A motorcycle rider silhouetted against a starry night

Most bikers have ridden at night. Sometimes you can’t avoid it, or maybe you just enjoy it! It can be pretty, with city lights or starry skies and the open road – but it can also be extremely dangerous. Riding a motorcycle at night is not impossible, you just need to make smart choices and be cautious on the darker roads.

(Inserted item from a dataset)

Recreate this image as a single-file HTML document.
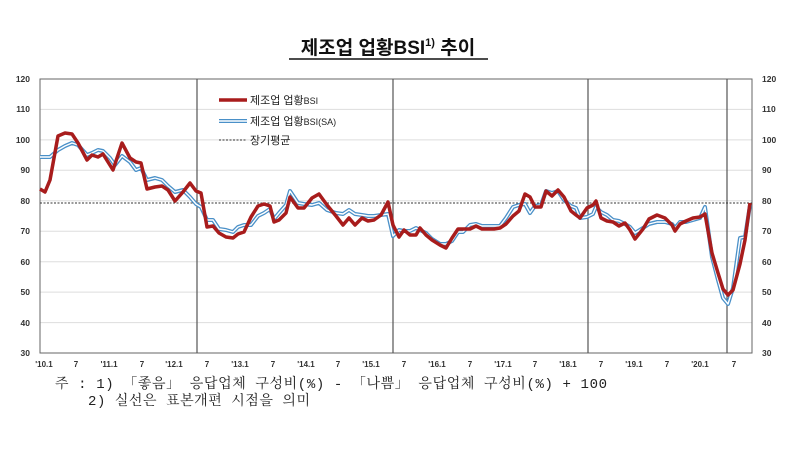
<!DOCTYPE html>
<html><head><meta charset="utf-8"><style>
body{margin:0;background:#fff;width:794px;height:450px;overflow:hidden}
svg text{font-family:"Liberation Sans","Noto Sans CJK KR",sans-serif}
svg text.note{font-family:"Liberation Mono","Noto Serif CJK SC",serif}
</style></head><body>
<svg width="794" height="450" viewBox="0 0 794 450" xmlns="http://www.w3.org/2000/svg">
<text x="388" y="54" text-anchor="middle" font-size="19" font-weight="bold" fill="#111">제조업 업황BSI<tspan font-size="11" dy="-8">1)</tspan><tspan dy="8"> 추이</tspan></text>
<line x1="289" y1="59" x2="488" y2="59" stroke="#111" stroke-width="1.5"/>
<g stroke="#ddd" stroke-width="1">
<line x1="40" y1="109.4" x2="752" y2="109.4"/><line x1="40" y1="139.9" x2="752" y2="139.9"/>
<line x1="40" y1="170.3" x2="752" y2="170.3"/><line x1="40" y1="200.8" x2="752" y2="200.8"/>
<line x1="40" y1="231.2" x2="752" y2="231.2"/><line x1="40" y1="261.7" x2="752" y2="261.7"/>
<line x1="40" y1="292.1" x2="752" y2="292.1"/><line x1="40" y1="322.6" x2="752" y2="322.6"/>
</g>
<rect x="40" y="79" width="712" height="274" fill="none" stroke="#666" stroke-width="1"/>
<g stroke="#555" stroke-width="1.2">
<line x1="197" y1="79" x2="197" y2="353"/><line x1="393" y1="79" x2="393" y2="353"/>
<line x1="588" y1="79" x2="588" y2="353"/><line x1="727" y1="79" x2="727" y2="353"/>
</g>
<line x1="40" y1="203" x2="752" y2="203" stroke="#333" stroke-width="1" stroke-dasharray="2,1.5"/>
<g font-size="8.5" font-weight="bold" fill="#333" text-anchor="end">
<text x="30" y="82">120</text><text x="30" y="112">110</text><text x="30" y="143">100</text><text x="30" y="173">90</text><text x="30" y="204">80</text><text x="30" y="234">70</text><text x="30" y="265">60</text><text x="30" y="295">50</text><text x="30" y="326">40</text><text x="30" y="356">30</text>
</g>
<g font-size="8.5" font-weight="bold" fill="#333">
<text x="762" y="82">120</text><text x="762" y="112">110</text><text x="762" y="143">100</text><text x="762" y="173">90</text><text x="762" y="204">80</text><text x="762" y="234">70</text><text x="762" y="265">60</text><text x="762" y="295">50</text><text x="762" y="326">40</text><text x="762" y="356">30</text>
</g>
<g font-size="8" font-weight="bold" fill="#333" text-anchor="middle">
<text x="44" y="367">'10.1</text><text x="76" y="367">7</text><text x="109" y="367">'11.1</text><text x="142" y="367">7</text><text x="174" y="367">'12.1</text><text x="207" y="367">7</text><text x="240" y="367">'13.1</text><text x="273" y="367">7</text><text x="306" y="367">'14.1</text><text x="338" y="367">7</text><text x="371" y="367">'15.1</text><text x="404" y="367">7</text><text x="437" y="367">'16.1</text><text x="470" y="367">7</text><text x="503" y="367">'17.1</text><text x="535" y="367">7</text><text x="568" y="367">'18.1</text><text x="601" y="367">7</text><text x="634" y="367">'19.1</text><text x="667" y="367">7</text><text x="700" y="367">'20.1</text><text x="734" y="367">7</text>
</g>
<g fill="none" stroke-linejoin="round">
<polyline stroke="#4a90c8" stroke-width="4" points="40,157 50,157 58,150 65,146 72,143 78,145 87,155 92,153 98,150 103,151 110,158 115,165 122,156 130,162 136,170 141,168 147,180 155,178 162,180 168,186 175,192 183,190 190,197 196,204 201,207 207,220 213,220 219,229 226,230 233,232 238,227 244,225 251,225 258,216 264,213 270,209 274,219 279,213 286,205 290,191 298,203 304,204 312,205 319,203 327,210 336,213 343,214 349,210 355,214 362,215 368,216 374,216 381,215 388,214 393,236 399,230 404,231 410,231 416,228 420,230 426,233 432,239 440,244 446,244 452,241 458,232 463,232 470,225 476,224 482,226 488,226 494,226 500,226 506,218 513,207 519,205 525,204 530,213 535,206 541,205 546,191 552,193 558,191 564,200 571,206 576,208 580,218 587,217 593,214 596,207 601,212 607,215 613,220 619,221 625,224 630,227 635,233 643,228 649,224 657,222 665,222 672,224 675,228 680,222 686,222 693,220 700,218 705,207 712,257 718,280 723,298 728,304 733,288 740,238 745,237 750,205"/>
<polyline stroke="#fff" stroke-width="1.4" points="40,157 50,157 58,150 65,146 72,143 78,145 87,155 92,153 98,150 103,151 110,158 115,165 122,156 130,162 136,170 141,168 147,180 155,178 162,180 168,186 175,192 183,190 190,197 196,204 201,207 207,220 213,220 219,229 226,230 233,232 238,227 244,225 251,225 258,216 264,213 270,209 274,219 279,213 286,205 290,191 298,203 304,204 312,205 319,203 327,210 336,213 343,214 349,210 355,214 362,215 368,216 374,216 381,215 388,214 393,236 399,230 404,231 410,231 416,228 420,230 426,233 432,239 440,244 446,244 452,241 458,232 463,232 470,225 476,224 482,226 488,226 494,226 500,226 506,218 513,207 519,205 525,204 530,213 535,206 541,205 546,191 552,193 558,191 564,200 571,206 576,208 580,218 587,217 593,214 596,207 601,212 607,215 613,220 619,221 625,224 630,227 635,233 643,228 649,224 657,222 665,222 672,224 675,228 680,222 686,222 693,220 700,218 705,207 712,257 718,280 723,298 728,304 733,288 740,238 745,237 750,205"/>
<polyline stroke="#a81c1c" stroke-width="3.5" points="40,189 45,192 50,180 58,136 65,133 72,134 78,143 87,160 92,155 98,157 103,154 113,170 122,143 130,158 136,162 141,163 147,189 155,187 162,186 168,190 175,201 183,192 190,183 196,191 201,193 207,227 213,226 219,233 226,237 233,238 238,234 244,232 251,217 258,206 264,204 270,206 274,222 279,220 286,213 290,197 298,208 304,208 312,198 319,194 327,205 336,216 343,225 349,218 355,225 362,218 368,221 374,220 381,215 388,202 393,225 399,237 404,230 410,235 416,235 420,228 426,235 432,240 440,245 446,248 452,238 458,229 463,229 470,229 476,226 482,229 488,229 494,229 500,228 506,224 513,216 519,211 525,194 530,197 535,207 541,207 546,191 552,196 558,190 564,197 571,211 576,215 580,218 587,208 593,205 596,201 601,218 607,221 613,222 619,226 625,223 630,230 635,239 643,229 649,219 657,215 665,218 672,225 675,231 680,224 686,221 693,218 700,217 705,214 712,253 718,273 723,289 728,295 733,290 740,264 745,240 750,203"/>
</g>
<line x1="219" y1="100" x2="247" y2="100" stroke="#a81c1c" stroke-width="3.5"/>
<line x1="219" y1="121" x2="247" y2="121" stroke="#4a90c8" stroke-width="4"/>
<line x1="219" y1="121" x2="247" y2="121" stroke="#fff" stroke-width="1.4"/>
<line x1="219" y1="140" x2="247" y2="140" stroke="#333" stroke-width="1" stroke-dasharray="2,1.5"/>
<g font-size="11" fill="#222">
<text x="250" y="104">제조업 업황<tspan font-size="9">BSI</tspan></text>
<text x="250" y="125">제조업 업황<tspan font-size="9">BSI(SA)</tspan></text>
<text x="250" y="144">장기평균</text>
</g>
<g font-size="14" fill="#222">
<text class="note" x="55" y="388" textLength="552" lengthAdjust="spacing">주 : 1) 「좋음」  응답업체 구성비(%) - 「나쁨」  응답업체 구성비(%) + 100</text>
<text class="note" x="88" y="405" textLength="222" lengthAdjust="spacing">2) 실선은 표본개편 시점을 의미</text>
</g>
</svg>
</body></html>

The number one cause of nighttime accidents is a lack of visibility. Beyond the obvious lack of sunlight, riders experience impaired depth perception vision impairment due to fatigue. When riding with decreased visibility, try the following:

  • Lower Speed. Slow down. Follow the night riding common rule-of-thumb: never outride your headlights. For example, if your headlights shine to the tree line, make sure you can stop before you pass the tree line. This will prevent you from riding too fast into an unseen object or hazard.
  • Adaptive Headlights. Standard headlights provide minimal illumination. Adaptive LED headlights provide a brighter view of the road with an intuitive mechanism that compensates for turns. The angle of the headlight shifts to illuminate the lane in front of you, not the other side of the road.
  • Visor Wipes. Smudges, dead bugs and dirt on your helmet can cause obstructions in your vision when riding, especially at night. The debris on your visor will refract the light of oncoming traffic, inhibiting your eyesight. Keep a travel size pack of wipes on your bike so you can clean your visor. You never know when you might need to ride at night.

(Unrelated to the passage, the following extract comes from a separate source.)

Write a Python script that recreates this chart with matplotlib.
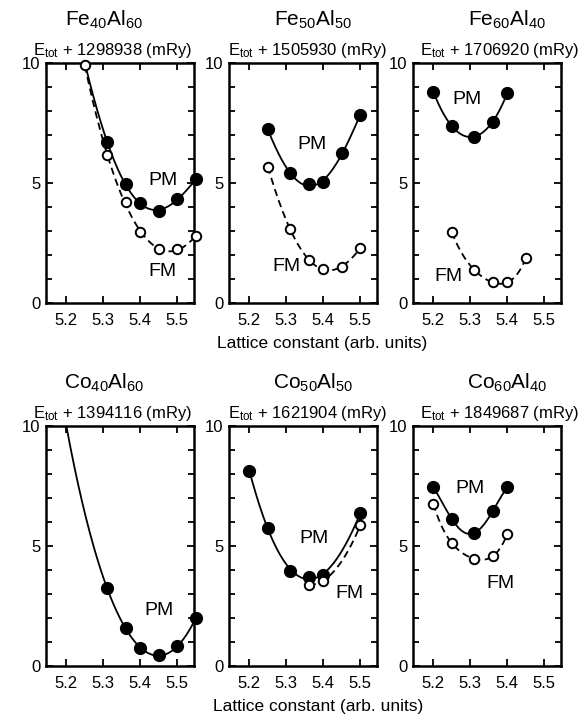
import numpy as np
import matplotlib
matplotlib.use("Agg")
import matplotlib.pyplot as plt
from matplotlib.ticker import MultipleLocator

plt.rcParams["font.family"] = ["Liberation Sans", "DejaVu Sans"]
plt.rcParams["mathtext.fontset"] = "custom"
plt.rcParams["mathtext.rm"] = "Liberation Sans"
plt.rcParams["mathtext.it"] = "Liberation Sans:italic"

# ---- data ----
titles = ["Fe$_{40}$Al$_{60}$", "Fe$_{50}$Al$_{50}$", "Fe$_{60}$Al$_{40}$",
          "Co$_{40}$Al$_{60}$", "Co$_{50}$Al$_{50}$", "Co$_{60}$Al$_{40}$"]
offsets = ["1298938", "1505930", "1706920", "1394116", "1621904", "1849687"]

# Fe40Al60
fe40_pm_x = [5.25, 5.31, 5.36, 5.40, 5.45, 5.50, 5.55]
fe40_pm_y = [10.0, 6.72, 4.94, 4.16, 3.85, 4.33, 5.15]
fe40_fm_x = [5.25, 5.31, 5.36, 5.40, 5.45, 5.50, 5.55]
fe40_fm_y = [9.90, 6.16, 4.20, 2.95, 2.24, 2.24, 2.80]
# Fe50Al50
fe50_pm_x = [5.25, 5.31, 5.36, 5.40, 5.45, 5.50]
fe50_pm_y = [7.23, 5.40, 4.94, 5.06, 6.23, 7.85]
fe50_fm_x = [5.25, 5.31, 5.36, 5.40, 5.45, 5.50]
fe50_fm_y = [5.68, 3.09, 1.80, 1.41, 1.52, 2.29]
# Fe60Al40
fe60_pm_x = [5.20, 5.25, 5.31, 5.36, 5.40]
fe60_pm_y = [8.80, 7.37, 6.93, 7.55, 8.75]
fe60_fm_x = [5.25, 5.31, 5.36, 5.40, 5.45]
fe60_fm_y = [2.95, 1.39, 0.86, 0.86, 1.87]
# Co40Al60
co40_pm_x = [5.20, 5.31, 5.36, 5.40, 5.45, 5.50, 5.55]
co40_pm_y = [10.0, 3.25, 1.57, 0.76, 0.44, 0.82, 2.00]
co40_fm_x = []
co40_fm_y = []
# Co50Al50
co50_pm_x = [5.20, 5.25, 5.31, 5.36, 5.40, 5.50]
co50_pm_y = [8.13, 5.75, 3.97, 3.70, 3.81, 6.37]
co50_fm_x = [5.36, 5.40, 5.50]
co50_fm_y = [3.39, 3.56, 5.86]
# Co60Al40
co60_pm_x = [5.20, 5.25, 5.31, 5.36, 5.40]
co60_pm_y = [7.44, 6.12, 5.54, 6.44, 7.44]
co60_fm_x = [5.20, 5.25, 5.31, 5.36, 5.40]
co60_fm_y = [6.76, 5.12, 4.47, 4.57, 5.51]

pm_sets = [(fe40_pm_x, fe40_pm_y), (fe50_pm_x, fe50_pm_y), (fe60_pm_x, fe60_pm_y),
           (co40_pm_x, co40_pm_y), (co50_pm_x, co50_pm_y), (co60_pm_x, co60_pm_y)]
fm_sets = [(fe40_fm_x, fe40_fm_y), (fe50_fm_x, fe50_fm_y), (fe60_fm_x, fe60_fm_y),
           (co40_fm_x, co40_fm_y), (co50_fm_x, co50_fm_y), (co60_fm_x, co60_fm_y)]

# label positions (data coords), None = no label
pm_label = [(5.46, 5.1), (5.37, 6.6), (5.29, 8.5), (5.45, 2.3), (5.375, 5.3), (5.30, 7.4)]
fm_label = [(5.46, 1.3), (5.30, 1.5), (5.24, 1.1), None, (5.47, 3.0), (5.38, 3.45)]

# axes layout in pixels (580 x 717)
W, H = 580, 717
col_left = [46, 229, 413]
col_w = 148
row_top = [63, 426]
row_h = 240
title_x = [0.39, 0.57, 0.635]
sub_x = [0.45, 0.53, 0.585]


def smooth(ax, x, y, style):
    x = np.asarray(x)
    y = np.asarray(y)
    deg = min(4, len(x) - 1)
    c = np.polyfit(x, y, deg)
    xs = np.linspace(x[0], x[-1], 200)
    ln, = ax.plot(xs, np.polyval(c, xs), style, color="black", lw=1.3, zorder=2)
    if style == "--":
        ln.set_dashes((4, 2.5))


fig = plt.figure(figsize=(W / 100, H / 100), dpi=100)

for i in range(6):
    r, c = divmod(i, 3)
    ax = fig.add_axes([col_left[c] / W, 1 - (row_top[r] + row_h) / H,
                       col_w / W, row_h / H])
    ax.set_xlim(5.145, 5.545)
    ax.set_ylim(0, 10)

    px, py = pm_sets[i]
    if len(px):
        smooth(ax, px, py, "-")
        m = np.asarray(py) < 10
        ax.plot(np.asarray(px)[m], np.asarray(py)[m], "o", color="black",
                ms=8.5, clip_on=False, zorder=3)
    fx, fy = fm_sets[i]
    if len(fx):
        smooth(ax, fx, fy, "--")
        ax.plot(fx, fy, "o", mfc="white", mec="black", mew=1.4, ms=6.8,
                clip_on=False, zorder=4)

    if pm_label[i]:
        ax.text(*pm_label[i], "PM", fontsize=14, ha="center", va="center")
    if fm_label[i]:
        ax.text(*fm_label[i], "FM", fontsize=14, ha="center", va="center")

    ax.yaxis.set_major_locator(MultipleLocator(5))
    ax.yaxis.set_minor_locator(MultipleLocator(1))
    ax.set_xticks([5.2, 5.3, 5.4, 5.5])
    ax.set_xticklabels(["5.2", "5.3", "5.4", "5.5"])
    ax.tick_params(which="both", direction="in", top=True, right=True,
                   width=1.3, labelsize=12)
    ax.tick_params(axis="x", which="major", length=5, pad=7)
    ax.tick_params(axis="y", which="major", length=5, pad=4)
    ax.tick_params(which="minor", length=4)
    for s in ax.spines.values():
        s.set_linewidth(1.8)

    ax.text(title_x[c], 1.155, titles[i], transform=ax.transAxes,
            ha="center", va="baseline", fontsize=15)
    ax.text(sub_x[c], 1.035, r"E$_{\rm tot}$ + " + offsets[i] + " (mRy)",
            transform=ax.transAxes, ha="center", va="baseline", fontsize=12)

fig.text(322 / W, 1 - 343 / H, "Lattice constant (arb. units)",
         ha="center", va="center", fontsize=12.5)
fig.text(318 / W, 1 - 707 / H, "Lattice constant (arb. units)",
         ha="center", va="center", fontsize=12.5)

fig.savefig("out.png", dpi=100)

There are other hazards to consider when riding at night. If you live in the country, animals such as deer are more likely to make an appearance in the evening. Be cautious and watch out for animals crossing the road. Country and city riders alike should be vigilant for inebriated drivers, especially on the weekend. According to the Insurance Institute for Highway Safety, "Forty-eight percent of motorcyclist deaths in 2018 occurred on weekends, and those deaths were more likely to occur after 6 p.m. compared with weekdays." Proactive driving, additional lighting and slower speeds will help keep you safe when riding your motorcycle at night.